Tecnica consistente nell’isolare una cellula e la sua discendenza, allo scopo di ottenere una linea cellulare (chiamata clone) derivante da un solo capostipite, e quindi dotata di un patrimonio genetico rigorosamente identico.
La clonazione, molto utilizzata in genetica e biologia molecolare, permette, per esempio, di ottenere un gran numero di batteri tutti dotati del particolare gene che si intende studiare.
A tal fine, è sufficiente inserire in un batterio il gene oggetto di indagine e permettere a quest’unico batterio modificato di moltiplicarsi.
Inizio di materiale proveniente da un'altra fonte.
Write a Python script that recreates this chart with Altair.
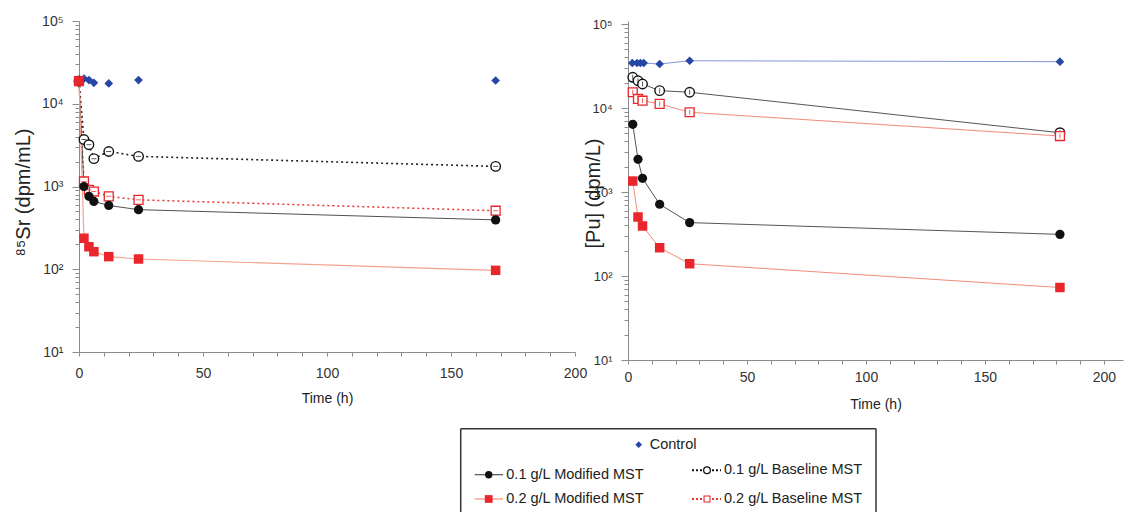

La clonazione terapeutica consiste nel coltivare cellule multipotenti, in modo che assumano caratteristiche di cellule appartenenti a determinati tessuti, come la pelle, il tessuto nervoso, i muscoli, il fegato e così via.
La loro introduzione in un organo leso potrebbe indurre la rigenerazione del tessuto danneggiato: miocardio in caso di infarto, cellule nervose in caso di malattie degenerative (come quella di Alzheimer e il morbo di Parkinson), pancreas nel diabete e così via.
La clonazione riproduttiva, consistente nel trasferire il nucleo di una qualunque cellula adulta (che non sia uno spermatozoo) in un ovulo di cui sostituisce il nucleo, solleva, se applicata all’uomo, vari interrogativi etici.
È stata dichiarata “contraria alla dignità umana” dall’UNESCO nel 1997 e dalla Dichiarazione universale sul genoma umano e sui diritti dell’uomo (adottata dall’Assemblea generale delle Nazioni Unite) nel 1998.